Pesquisar este blog

domingo, 17 de março de 2013

Uma viagem de ônibus

Muita gente no ponto. Naturalmente. É assim em dias normais. A um canto estão os trabalhadores da construção civil, facilmente identificados por seus trajes: bermudas, camisas-regata, bonés, sandálias, mochilas às costas ou às mãos. Morenos, queimados do sol, barba por fazer, sem dispensar a galhofa, cantam a garota aprumada que passa desdenhosa. Mais à frente, a garotada que vai para o colégio. Fardados, carregam as mochilas e os livros coloridos. Casais de namorados riem baixo, celebrando o novo dia sob beijos, enquanto os mais moleques puxam os cabelos das meninas mais velhas, que em vão ralham com eles. Aqui e ali grupos de mulheres conversam alto, tratando dos últimos acontecimentos: o programa da televisão do dia anterior, o companheiro de trabalho, o novo emprego do marido, os feitos dos filhos. Carregam bolsas e pacotes com os mais diversos conteúdos. Roupas variadas: preto, branco, colorido, salto alto, baixo, sandália, calça, saia, cabelo longo, solto, curto, preso, amarelo, vermelho. O homem lê tranqüilamente seu jornal enquanto espera a condução. Um alvoroço. Para. Olha. Não é a sua. Volta a ler. Nova agitação. Verifica o letreiro. É ele. Está lotado. Vem outro atrás, vazio. Passa direto. É ir no primeiro...

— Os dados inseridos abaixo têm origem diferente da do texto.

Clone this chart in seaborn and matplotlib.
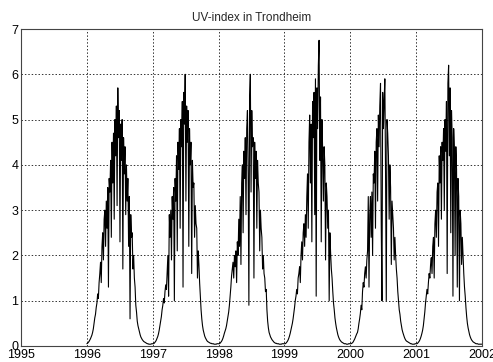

Muita gente na parte da frente, ocupando o lugar reservado aos deficientes e idosos. Difícil chegar à catraca. O cobrador, com óculos escuros para despistar os olhos sonolentos, solicita a jovem a ceder lugar a uma velha senhora. Ela resmunga: “mas é cada uma!”, e sai indignada. O garotinho de dois anos, no colo da mãe, observa atento as pessoas que sobem os altos degraus. Algumas abatidas, outras sorridentes; umas lhe são indiferentes, outras passam-lhe a mão na cabeça ou apertam sua bochecha. O motorista espera a última pessoa subir o primeiro degrau, o suficiente para que a porta se feche sem ferir ninguém, e dá nova partida, já sob protesto dos passageiros apressados.

Não há assento vazio, e a dúvida dos que já pagaram a passagem é onde se acomodarão. Deve ser onde primeiro alguém se levantará. Fardas ajudam a identificar locais favoráveis. Outros optam por encaminhar-se ao fundo do veículo, onde possivelmente descerá logo alguém. Geralmente fazem isso a maioria dos homens e as poucas mulheres destemidas. As demais preferem permanecer em pé no meio da condução a sentarem-se com os homens na parte de atrás. 

O homem com sua pesada mala sofre por não ter quem o ajude e indigna-se com o outro que oferece-se à jovem em pé a seu lado para segurar seu caderno. Perfumes e demais odores misturam-se à medida que as pessoas vão passando e se amontoando. O ônibus freia de repente, atirando as pessoas à frente – ao menos os que podem se mover. Os que não, ficam imóveis, escorados uns nos outros. Nova onda de reclamações e a condução prossegue. Alguém se levanta. Vai descer. Expectativa para sentar no lugar vago. Em nossos tempos, não se espera mais que ele “esfrie”. Existe pressa. Tenta-se jogar a bolsa, correr, fingir ignorar, perguntar se o camarada perto vai sentar. Ao vencedor, o lugar.

O ônibus segue direto pela pista ondulada. Ninguém desce. Conversas dispersas tentam distrair o aluno que estuda para a prova. Pegou o ônibus ainda vazio com esse intento. O menino que subiu por trás insta com os passageiros para que lhe comprem doces – é para ajudar a família –, enquanto um velho doente à frente pede para que alguém lhe pague a passagem. O ônibus para, finalmente. As mulheres descem apressadas, despedindo-se de suas companheiras. Os homens cumprimentam-se cordialmente e desejam mutuamente um bom trabalho. Os que descem sentem-se aliviados e acenam uma última vez aos que ficaram, como que para desejar-lhes boa sorte durante o resto do percurso.

Ao final, cada qual segue sua vida ao descer do coletivo. Preocupam-se com seus problemas, suas obrigações. Deixa lá dentro o sentimento e a condição de ser social, de respeitar o espaço alheio. O coletivo congrega pessoas diferentes, com ideias diferentes, de posições sociais diferentes. Mistura os ânimos, as gerações, as modas. Quando se está em seu interior sabe-se que todos são iguais. É necessário ceder – na arrogância, na prepotência, nos sentimentos. Exerce a função de nivelador, tornando as pessoas iguais por uns instantes, até descerem e tomarem seu caminho... Até a próxima viagem de ônibus.